TASK PROMPT: Pick out each line containing the string "that" and copy it.

DATASET ENTRIES:
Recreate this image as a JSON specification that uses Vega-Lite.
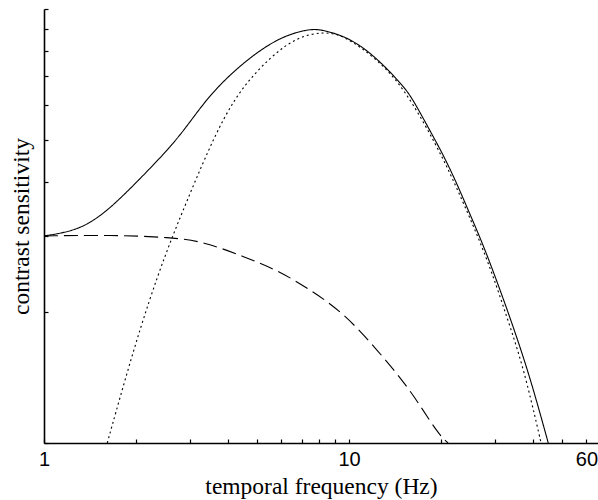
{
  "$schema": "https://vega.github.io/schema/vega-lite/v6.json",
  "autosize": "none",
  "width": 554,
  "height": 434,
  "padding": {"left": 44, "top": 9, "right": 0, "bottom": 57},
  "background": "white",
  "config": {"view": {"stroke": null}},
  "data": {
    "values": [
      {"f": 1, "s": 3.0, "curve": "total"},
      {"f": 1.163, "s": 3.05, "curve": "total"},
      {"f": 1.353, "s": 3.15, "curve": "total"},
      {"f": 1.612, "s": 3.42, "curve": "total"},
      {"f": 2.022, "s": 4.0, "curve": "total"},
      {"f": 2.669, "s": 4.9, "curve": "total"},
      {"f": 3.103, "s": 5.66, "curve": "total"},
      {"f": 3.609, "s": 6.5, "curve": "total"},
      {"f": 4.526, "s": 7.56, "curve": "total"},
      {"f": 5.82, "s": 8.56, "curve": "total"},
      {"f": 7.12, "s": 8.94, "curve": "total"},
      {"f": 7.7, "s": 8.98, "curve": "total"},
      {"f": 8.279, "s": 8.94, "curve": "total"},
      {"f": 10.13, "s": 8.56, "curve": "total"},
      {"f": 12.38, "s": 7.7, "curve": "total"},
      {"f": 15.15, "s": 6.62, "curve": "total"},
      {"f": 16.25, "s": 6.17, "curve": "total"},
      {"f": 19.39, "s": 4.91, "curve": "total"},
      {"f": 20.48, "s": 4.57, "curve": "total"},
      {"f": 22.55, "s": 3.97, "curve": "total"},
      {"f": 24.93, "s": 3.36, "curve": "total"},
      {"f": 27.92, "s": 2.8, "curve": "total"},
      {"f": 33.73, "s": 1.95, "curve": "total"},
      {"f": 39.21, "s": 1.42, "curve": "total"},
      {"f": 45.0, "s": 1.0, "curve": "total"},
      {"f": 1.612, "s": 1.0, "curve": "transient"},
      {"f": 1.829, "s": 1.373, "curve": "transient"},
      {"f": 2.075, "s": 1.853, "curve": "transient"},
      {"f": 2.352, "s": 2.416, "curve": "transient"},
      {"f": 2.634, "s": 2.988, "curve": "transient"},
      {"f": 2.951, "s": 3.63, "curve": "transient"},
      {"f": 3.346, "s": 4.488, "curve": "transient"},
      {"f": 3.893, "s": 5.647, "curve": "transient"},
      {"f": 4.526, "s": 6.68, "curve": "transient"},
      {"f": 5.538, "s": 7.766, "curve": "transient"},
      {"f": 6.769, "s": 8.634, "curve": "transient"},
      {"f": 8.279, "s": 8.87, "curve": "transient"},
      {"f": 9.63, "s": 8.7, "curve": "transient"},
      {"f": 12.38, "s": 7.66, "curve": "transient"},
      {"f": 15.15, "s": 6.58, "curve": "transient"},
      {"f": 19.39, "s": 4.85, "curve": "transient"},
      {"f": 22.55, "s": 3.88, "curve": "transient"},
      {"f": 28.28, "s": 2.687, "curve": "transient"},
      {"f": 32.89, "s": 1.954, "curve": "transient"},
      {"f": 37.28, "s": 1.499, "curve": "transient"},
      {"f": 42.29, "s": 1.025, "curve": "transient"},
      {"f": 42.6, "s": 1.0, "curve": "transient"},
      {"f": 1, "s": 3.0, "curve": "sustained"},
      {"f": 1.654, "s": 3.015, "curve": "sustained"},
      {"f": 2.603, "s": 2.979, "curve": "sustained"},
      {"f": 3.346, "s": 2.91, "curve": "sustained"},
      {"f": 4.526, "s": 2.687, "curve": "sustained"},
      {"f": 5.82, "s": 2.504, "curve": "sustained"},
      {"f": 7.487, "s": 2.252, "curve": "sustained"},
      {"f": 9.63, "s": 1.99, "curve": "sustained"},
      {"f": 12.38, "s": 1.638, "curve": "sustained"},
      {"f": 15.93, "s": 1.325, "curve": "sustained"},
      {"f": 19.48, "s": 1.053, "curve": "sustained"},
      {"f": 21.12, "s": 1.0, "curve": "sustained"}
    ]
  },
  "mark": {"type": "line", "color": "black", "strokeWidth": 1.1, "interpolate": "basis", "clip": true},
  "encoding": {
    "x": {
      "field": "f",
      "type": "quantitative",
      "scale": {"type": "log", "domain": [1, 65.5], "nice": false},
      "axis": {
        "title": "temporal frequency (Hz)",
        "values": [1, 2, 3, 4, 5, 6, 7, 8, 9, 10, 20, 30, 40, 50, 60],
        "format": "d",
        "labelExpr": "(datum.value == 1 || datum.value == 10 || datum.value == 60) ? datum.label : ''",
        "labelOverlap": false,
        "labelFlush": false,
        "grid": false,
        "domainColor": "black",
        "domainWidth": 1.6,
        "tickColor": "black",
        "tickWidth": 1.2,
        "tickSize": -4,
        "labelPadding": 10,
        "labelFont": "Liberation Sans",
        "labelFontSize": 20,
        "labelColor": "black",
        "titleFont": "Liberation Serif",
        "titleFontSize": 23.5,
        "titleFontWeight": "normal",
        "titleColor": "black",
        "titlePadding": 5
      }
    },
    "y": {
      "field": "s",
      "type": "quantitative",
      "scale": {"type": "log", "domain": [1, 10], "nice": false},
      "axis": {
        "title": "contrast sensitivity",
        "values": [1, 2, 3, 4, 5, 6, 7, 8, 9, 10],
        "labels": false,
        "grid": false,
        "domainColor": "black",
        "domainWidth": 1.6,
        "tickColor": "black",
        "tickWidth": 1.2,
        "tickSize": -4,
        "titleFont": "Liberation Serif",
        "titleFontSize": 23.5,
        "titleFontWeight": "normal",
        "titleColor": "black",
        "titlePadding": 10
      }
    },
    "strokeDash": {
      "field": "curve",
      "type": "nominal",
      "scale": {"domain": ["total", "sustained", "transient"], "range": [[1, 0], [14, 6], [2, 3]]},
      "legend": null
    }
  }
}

...

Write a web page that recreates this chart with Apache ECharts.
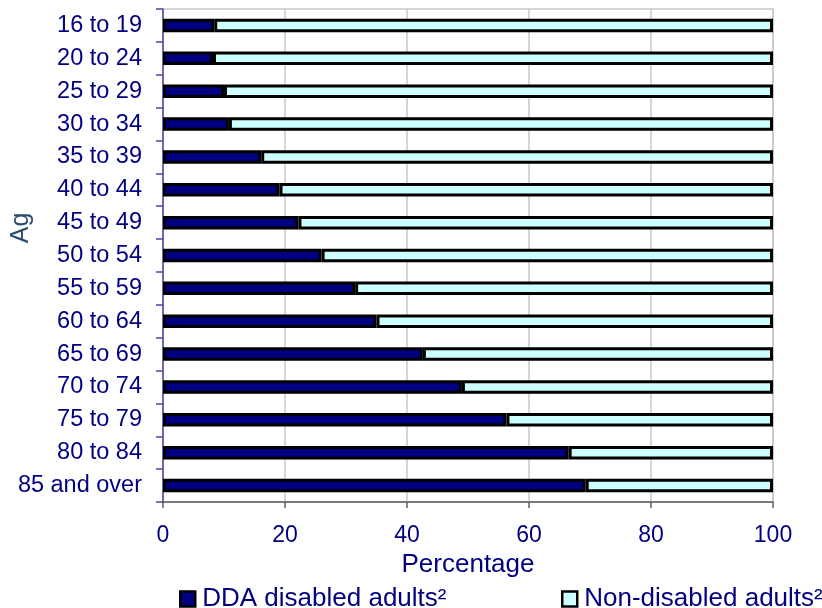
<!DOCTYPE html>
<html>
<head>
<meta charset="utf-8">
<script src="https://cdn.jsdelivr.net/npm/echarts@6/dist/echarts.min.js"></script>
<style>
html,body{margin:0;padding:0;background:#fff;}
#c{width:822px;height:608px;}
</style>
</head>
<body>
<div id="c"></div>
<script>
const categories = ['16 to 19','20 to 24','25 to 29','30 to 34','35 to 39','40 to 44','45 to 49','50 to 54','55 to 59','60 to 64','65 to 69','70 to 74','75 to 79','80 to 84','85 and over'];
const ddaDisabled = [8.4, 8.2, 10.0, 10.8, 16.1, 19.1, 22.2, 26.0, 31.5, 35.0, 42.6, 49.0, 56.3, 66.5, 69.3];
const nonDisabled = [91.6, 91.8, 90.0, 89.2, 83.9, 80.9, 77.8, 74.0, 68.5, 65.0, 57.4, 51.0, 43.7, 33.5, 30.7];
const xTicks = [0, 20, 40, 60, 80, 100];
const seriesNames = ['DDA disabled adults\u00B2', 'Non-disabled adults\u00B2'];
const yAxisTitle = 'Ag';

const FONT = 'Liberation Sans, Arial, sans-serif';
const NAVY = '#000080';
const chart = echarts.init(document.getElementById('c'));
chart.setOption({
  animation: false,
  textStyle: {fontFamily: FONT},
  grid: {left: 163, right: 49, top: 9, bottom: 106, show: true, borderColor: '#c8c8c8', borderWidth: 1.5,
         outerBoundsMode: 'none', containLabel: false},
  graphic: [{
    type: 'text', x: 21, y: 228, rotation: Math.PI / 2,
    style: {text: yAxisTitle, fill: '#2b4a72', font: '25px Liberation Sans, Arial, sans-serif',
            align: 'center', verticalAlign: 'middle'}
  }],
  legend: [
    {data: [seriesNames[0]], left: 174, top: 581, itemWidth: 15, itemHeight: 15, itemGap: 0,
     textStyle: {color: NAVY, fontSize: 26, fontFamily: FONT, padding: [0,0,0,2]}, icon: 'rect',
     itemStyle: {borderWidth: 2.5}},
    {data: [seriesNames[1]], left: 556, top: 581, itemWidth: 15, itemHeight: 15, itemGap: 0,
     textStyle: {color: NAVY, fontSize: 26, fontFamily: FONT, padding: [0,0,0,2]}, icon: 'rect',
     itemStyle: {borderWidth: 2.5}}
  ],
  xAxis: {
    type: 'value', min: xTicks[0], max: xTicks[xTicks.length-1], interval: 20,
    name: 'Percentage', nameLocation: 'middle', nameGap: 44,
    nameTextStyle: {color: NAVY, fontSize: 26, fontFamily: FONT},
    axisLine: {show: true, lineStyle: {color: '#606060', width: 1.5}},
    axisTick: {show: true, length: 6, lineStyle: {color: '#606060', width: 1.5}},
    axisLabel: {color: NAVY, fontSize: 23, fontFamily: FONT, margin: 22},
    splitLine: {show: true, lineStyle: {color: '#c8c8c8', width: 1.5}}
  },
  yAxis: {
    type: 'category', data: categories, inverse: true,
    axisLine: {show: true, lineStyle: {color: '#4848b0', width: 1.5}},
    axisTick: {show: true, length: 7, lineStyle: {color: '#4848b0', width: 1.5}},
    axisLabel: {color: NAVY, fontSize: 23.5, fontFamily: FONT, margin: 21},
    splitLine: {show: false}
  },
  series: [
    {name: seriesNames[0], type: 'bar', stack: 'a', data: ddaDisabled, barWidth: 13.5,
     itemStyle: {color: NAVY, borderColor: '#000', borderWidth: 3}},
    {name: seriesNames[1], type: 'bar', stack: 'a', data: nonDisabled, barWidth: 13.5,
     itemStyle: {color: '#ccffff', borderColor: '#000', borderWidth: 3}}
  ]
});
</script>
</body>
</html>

SOLUTION FOR THIS EXERCISE:
Recreate this image as a JSON specification that uses Vega-Lite.
Write a web page that recreates this chart with Apache ECharts.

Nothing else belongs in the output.